THE REQUEST - Return every line below in which "this" appears.
╔══
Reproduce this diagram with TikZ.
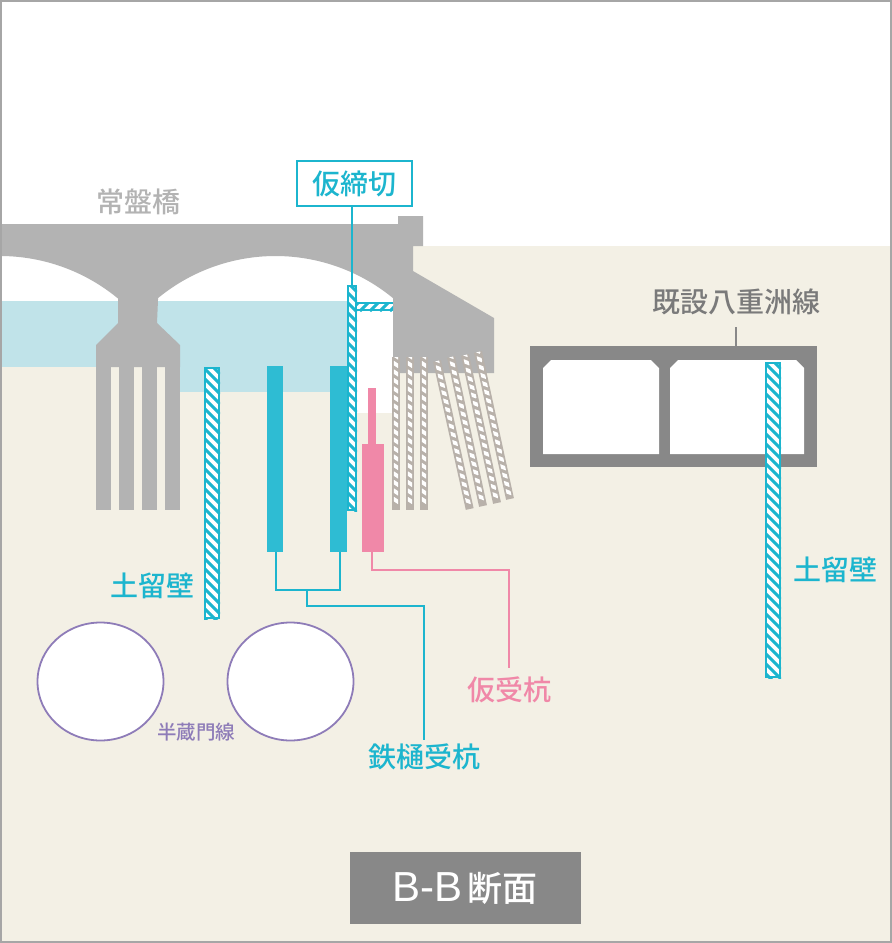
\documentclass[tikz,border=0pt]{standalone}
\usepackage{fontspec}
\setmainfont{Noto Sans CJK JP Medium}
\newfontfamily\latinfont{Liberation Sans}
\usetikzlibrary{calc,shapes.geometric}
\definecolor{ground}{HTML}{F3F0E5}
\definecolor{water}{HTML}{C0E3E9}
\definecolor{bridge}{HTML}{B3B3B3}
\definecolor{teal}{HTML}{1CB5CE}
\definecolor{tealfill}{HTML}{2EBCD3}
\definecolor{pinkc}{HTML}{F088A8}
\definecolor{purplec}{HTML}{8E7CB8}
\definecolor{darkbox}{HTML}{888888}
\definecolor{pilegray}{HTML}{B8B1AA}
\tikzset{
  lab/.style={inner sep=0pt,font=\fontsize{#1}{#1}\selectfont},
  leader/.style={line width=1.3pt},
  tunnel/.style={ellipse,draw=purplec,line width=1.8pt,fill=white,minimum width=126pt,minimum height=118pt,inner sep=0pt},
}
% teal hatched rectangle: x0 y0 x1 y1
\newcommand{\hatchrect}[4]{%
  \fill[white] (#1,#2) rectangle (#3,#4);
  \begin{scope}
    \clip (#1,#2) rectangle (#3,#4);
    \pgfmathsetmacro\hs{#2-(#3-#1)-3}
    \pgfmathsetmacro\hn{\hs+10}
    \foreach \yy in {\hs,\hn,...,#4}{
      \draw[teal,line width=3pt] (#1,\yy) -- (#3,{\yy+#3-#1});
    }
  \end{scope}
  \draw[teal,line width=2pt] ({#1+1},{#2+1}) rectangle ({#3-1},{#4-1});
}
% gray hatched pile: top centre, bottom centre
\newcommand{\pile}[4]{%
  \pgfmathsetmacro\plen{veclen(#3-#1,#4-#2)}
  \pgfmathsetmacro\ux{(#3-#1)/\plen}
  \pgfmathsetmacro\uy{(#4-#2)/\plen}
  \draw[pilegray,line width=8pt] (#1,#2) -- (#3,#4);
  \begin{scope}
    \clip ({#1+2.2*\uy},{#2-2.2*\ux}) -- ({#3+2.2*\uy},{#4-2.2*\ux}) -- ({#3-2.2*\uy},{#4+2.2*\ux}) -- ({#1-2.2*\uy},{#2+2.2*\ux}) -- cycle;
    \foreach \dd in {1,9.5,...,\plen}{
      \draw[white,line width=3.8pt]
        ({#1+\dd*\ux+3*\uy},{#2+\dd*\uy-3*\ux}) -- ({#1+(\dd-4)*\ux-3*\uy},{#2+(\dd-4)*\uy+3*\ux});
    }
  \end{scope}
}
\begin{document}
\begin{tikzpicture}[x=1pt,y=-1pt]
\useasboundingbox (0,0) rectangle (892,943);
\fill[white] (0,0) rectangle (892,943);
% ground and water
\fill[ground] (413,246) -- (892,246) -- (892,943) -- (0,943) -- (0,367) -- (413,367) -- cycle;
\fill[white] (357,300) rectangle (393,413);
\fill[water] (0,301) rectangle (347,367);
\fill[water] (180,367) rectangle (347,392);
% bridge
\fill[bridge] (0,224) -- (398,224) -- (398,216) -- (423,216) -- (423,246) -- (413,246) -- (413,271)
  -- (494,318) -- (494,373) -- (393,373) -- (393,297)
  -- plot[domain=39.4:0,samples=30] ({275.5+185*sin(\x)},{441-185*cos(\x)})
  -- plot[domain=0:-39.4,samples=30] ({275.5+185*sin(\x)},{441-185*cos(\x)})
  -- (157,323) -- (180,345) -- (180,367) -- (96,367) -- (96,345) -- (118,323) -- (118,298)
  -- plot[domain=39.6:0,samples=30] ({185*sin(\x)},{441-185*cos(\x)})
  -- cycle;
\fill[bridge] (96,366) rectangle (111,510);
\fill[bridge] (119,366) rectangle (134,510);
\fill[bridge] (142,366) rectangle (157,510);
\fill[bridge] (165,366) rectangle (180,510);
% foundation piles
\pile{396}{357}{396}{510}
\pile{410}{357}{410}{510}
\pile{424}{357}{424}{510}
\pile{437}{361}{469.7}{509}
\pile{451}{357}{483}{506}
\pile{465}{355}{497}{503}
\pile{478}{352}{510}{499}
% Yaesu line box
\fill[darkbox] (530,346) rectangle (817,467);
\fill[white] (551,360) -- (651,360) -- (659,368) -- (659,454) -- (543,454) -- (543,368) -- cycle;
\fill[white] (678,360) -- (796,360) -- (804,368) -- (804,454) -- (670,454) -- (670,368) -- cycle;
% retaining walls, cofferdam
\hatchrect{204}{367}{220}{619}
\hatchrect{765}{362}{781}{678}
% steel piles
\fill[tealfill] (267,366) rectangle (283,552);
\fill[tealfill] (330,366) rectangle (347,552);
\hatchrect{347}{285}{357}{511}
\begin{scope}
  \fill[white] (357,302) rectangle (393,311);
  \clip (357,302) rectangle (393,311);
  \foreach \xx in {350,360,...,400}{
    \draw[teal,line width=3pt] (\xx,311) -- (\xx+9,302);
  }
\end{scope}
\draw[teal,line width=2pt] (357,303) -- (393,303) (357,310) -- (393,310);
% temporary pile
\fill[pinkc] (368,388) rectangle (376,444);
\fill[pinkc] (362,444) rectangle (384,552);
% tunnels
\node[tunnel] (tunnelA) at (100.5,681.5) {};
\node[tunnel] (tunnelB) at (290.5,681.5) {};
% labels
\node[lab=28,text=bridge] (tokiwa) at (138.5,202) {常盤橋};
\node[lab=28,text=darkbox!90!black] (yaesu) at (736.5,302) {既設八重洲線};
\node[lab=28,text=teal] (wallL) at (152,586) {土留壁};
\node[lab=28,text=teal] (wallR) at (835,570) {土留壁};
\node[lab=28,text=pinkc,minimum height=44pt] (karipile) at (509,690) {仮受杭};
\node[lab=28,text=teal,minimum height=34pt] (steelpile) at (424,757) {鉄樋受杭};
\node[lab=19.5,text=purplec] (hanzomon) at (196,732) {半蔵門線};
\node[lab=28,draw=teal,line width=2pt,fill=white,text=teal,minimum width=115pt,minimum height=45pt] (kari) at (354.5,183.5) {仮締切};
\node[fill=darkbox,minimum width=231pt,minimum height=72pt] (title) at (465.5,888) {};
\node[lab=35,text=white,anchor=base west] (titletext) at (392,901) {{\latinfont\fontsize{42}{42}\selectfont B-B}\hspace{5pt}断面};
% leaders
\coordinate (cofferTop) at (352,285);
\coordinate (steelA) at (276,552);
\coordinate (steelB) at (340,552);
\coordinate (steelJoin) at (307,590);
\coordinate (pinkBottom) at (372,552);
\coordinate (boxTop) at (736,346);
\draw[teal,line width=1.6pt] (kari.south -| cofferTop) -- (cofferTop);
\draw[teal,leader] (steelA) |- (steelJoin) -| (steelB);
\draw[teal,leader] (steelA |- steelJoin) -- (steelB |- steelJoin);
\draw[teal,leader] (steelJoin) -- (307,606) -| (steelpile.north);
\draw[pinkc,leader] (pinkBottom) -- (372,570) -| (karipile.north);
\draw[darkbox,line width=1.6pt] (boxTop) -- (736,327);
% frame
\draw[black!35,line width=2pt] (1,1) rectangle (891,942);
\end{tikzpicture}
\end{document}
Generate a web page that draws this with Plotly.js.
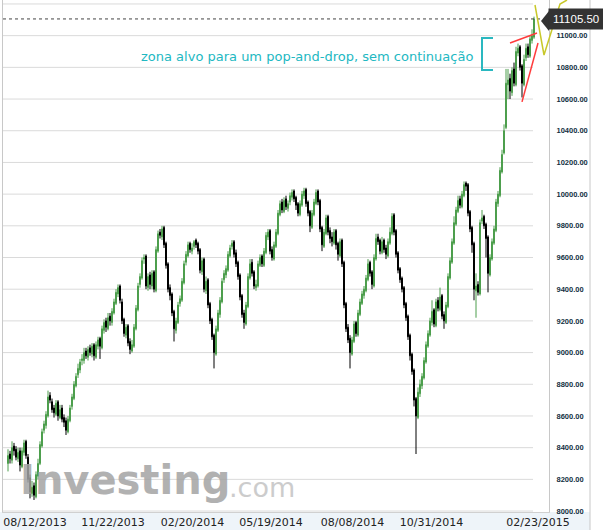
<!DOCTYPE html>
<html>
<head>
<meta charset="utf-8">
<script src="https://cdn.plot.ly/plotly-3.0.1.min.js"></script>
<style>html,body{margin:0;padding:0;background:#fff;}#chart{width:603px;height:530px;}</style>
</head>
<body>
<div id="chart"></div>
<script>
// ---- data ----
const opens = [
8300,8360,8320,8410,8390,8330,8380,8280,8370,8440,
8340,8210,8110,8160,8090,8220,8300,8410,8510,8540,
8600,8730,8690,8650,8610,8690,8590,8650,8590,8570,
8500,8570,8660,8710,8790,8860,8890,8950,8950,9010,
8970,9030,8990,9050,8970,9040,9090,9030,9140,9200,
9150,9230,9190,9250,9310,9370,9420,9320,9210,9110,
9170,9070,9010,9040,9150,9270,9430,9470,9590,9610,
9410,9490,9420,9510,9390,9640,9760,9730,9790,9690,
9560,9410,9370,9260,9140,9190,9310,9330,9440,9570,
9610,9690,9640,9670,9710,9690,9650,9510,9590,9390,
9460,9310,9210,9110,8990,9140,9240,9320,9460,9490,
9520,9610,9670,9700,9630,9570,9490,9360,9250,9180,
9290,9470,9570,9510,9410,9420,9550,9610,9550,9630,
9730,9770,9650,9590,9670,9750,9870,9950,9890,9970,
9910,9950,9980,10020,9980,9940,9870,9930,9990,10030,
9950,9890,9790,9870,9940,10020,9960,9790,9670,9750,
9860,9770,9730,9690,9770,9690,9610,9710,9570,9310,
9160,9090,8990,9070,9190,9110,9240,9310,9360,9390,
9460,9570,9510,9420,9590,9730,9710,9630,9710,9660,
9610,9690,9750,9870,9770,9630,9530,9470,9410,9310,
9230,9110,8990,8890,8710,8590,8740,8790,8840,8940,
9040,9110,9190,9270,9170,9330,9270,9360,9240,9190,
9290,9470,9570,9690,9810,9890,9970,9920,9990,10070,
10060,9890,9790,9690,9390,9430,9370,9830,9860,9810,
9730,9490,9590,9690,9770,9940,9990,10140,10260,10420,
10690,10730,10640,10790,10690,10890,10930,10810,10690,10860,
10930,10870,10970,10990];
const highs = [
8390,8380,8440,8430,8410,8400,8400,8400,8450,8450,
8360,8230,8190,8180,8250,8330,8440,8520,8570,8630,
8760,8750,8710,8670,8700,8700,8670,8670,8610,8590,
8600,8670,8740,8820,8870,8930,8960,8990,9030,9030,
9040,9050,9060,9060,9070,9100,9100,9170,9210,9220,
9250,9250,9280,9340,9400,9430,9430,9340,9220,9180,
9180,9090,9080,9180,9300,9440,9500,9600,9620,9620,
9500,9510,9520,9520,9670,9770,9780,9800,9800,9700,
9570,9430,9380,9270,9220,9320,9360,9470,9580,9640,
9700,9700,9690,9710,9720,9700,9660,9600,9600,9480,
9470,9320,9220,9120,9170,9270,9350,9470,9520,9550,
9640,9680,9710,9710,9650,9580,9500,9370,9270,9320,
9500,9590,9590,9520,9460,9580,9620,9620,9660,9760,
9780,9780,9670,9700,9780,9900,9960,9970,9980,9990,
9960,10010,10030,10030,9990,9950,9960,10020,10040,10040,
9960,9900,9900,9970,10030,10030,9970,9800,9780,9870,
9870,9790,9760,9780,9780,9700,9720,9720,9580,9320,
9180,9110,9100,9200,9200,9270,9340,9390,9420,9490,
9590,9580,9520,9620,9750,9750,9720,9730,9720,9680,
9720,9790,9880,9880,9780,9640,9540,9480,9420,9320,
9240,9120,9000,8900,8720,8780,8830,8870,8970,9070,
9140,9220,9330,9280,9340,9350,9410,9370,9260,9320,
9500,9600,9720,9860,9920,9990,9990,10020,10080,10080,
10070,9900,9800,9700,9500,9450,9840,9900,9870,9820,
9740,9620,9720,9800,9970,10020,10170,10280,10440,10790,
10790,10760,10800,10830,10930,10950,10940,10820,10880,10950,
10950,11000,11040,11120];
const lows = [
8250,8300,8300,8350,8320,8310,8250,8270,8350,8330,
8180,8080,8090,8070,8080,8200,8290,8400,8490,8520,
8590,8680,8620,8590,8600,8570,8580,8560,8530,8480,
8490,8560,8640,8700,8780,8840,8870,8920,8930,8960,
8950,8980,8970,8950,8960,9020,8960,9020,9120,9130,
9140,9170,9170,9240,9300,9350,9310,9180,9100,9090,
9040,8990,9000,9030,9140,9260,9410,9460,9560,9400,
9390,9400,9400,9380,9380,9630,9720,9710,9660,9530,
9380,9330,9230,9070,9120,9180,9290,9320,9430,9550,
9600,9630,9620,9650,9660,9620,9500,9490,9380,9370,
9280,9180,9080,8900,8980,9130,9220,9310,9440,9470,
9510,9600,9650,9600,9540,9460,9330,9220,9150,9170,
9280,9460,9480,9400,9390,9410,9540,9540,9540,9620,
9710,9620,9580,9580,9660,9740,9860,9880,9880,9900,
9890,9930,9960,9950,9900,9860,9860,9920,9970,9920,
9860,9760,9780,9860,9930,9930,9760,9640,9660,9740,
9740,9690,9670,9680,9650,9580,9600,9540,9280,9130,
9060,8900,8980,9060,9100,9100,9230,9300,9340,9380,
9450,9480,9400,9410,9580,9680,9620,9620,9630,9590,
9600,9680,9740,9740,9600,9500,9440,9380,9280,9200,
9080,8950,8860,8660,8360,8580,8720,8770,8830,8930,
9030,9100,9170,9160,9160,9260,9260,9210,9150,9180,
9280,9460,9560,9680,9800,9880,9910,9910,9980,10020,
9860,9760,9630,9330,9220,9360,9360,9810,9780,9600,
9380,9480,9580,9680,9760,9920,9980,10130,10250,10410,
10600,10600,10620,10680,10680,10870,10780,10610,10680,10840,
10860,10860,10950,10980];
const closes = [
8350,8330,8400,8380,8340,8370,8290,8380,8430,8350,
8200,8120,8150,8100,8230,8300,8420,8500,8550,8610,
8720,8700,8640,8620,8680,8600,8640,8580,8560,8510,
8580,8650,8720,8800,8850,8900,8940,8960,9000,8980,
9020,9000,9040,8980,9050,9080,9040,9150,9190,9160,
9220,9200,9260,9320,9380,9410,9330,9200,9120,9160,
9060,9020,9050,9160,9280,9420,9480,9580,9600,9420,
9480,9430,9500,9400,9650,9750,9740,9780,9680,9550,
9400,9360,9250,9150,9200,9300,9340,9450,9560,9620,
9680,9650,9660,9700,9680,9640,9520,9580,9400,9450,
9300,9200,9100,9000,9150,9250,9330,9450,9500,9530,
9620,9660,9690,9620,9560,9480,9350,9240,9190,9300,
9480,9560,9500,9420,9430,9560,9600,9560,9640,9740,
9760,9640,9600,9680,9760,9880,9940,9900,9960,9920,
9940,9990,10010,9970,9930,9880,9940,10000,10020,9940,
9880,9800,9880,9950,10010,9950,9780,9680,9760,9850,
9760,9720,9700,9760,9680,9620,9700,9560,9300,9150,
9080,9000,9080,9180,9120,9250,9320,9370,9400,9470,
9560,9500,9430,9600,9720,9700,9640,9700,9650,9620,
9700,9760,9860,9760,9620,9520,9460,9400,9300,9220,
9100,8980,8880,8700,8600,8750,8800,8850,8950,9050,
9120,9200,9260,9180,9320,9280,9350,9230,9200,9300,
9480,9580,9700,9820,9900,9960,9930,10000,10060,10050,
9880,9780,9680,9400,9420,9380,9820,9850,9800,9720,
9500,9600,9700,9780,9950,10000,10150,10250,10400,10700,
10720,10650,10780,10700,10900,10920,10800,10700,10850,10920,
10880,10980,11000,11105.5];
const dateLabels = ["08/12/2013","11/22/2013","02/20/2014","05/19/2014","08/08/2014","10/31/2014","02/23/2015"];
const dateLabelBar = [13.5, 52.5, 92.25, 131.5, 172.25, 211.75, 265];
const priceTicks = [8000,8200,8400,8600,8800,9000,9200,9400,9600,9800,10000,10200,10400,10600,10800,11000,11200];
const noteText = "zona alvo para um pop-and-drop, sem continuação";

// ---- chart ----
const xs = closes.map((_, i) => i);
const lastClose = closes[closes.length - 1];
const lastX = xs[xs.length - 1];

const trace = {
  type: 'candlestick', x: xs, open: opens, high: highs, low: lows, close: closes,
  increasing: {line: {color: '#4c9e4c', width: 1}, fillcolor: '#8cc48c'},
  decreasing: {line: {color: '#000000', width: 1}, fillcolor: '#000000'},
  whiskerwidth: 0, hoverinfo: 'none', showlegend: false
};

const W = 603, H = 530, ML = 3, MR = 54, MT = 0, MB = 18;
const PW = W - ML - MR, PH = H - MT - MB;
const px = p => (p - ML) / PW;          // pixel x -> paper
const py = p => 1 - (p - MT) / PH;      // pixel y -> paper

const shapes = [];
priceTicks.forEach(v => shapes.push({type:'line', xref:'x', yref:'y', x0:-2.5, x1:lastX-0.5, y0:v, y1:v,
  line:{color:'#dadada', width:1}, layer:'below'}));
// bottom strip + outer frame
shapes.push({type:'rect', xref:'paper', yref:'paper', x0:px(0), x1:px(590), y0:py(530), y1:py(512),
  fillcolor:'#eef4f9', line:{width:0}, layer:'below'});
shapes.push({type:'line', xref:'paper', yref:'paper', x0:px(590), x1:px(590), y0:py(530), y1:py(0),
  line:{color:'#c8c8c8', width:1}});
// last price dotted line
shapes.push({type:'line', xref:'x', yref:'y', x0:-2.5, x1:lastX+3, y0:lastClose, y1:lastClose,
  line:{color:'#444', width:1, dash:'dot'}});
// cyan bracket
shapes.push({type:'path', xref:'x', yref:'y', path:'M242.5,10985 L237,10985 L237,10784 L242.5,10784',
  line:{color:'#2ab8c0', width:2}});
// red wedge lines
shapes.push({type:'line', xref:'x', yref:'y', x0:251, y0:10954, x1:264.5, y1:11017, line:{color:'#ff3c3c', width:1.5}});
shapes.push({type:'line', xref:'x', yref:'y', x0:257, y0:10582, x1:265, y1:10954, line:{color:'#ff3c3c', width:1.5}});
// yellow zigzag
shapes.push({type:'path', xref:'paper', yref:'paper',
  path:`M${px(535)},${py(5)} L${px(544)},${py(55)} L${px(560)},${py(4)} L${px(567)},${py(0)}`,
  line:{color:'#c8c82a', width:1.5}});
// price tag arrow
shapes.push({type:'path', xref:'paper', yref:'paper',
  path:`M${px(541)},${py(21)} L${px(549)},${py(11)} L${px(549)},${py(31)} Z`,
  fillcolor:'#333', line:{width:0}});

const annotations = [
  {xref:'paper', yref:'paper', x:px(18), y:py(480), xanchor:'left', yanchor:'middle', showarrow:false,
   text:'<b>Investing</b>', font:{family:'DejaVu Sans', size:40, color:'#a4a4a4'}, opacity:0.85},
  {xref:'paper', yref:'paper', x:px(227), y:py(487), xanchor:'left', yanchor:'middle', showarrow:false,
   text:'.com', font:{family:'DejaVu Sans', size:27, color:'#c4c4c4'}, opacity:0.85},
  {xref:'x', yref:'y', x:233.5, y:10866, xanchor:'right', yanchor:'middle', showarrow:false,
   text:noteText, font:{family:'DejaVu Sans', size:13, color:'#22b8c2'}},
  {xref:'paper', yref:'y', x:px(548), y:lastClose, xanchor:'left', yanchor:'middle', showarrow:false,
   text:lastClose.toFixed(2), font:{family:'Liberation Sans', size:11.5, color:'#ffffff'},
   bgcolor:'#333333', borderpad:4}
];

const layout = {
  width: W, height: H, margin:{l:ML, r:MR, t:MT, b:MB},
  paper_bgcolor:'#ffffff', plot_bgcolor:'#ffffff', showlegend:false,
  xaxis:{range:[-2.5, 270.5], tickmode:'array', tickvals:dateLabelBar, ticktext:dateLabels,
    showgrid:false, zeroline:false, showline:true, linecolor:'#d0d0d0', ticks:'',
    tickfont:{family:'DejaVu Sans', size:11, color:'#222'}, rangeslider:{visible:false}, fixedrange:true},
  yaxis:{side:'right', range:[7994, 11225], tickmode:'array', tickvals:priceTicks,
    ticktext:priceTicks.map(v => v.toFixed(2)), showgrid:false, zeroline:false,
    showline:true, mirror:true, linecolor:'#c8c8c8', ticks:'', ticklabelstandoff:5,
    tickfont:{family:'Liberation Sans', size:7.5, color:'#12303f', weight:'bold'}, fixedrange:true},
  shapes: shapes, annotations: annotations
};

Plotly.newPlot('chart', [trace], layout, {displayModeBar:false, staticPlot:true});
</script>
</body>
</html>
╚══
WORKED ANSWER -
Reproduce this diagram with TikZ.
Generate a web page that draws this with Plotly.js.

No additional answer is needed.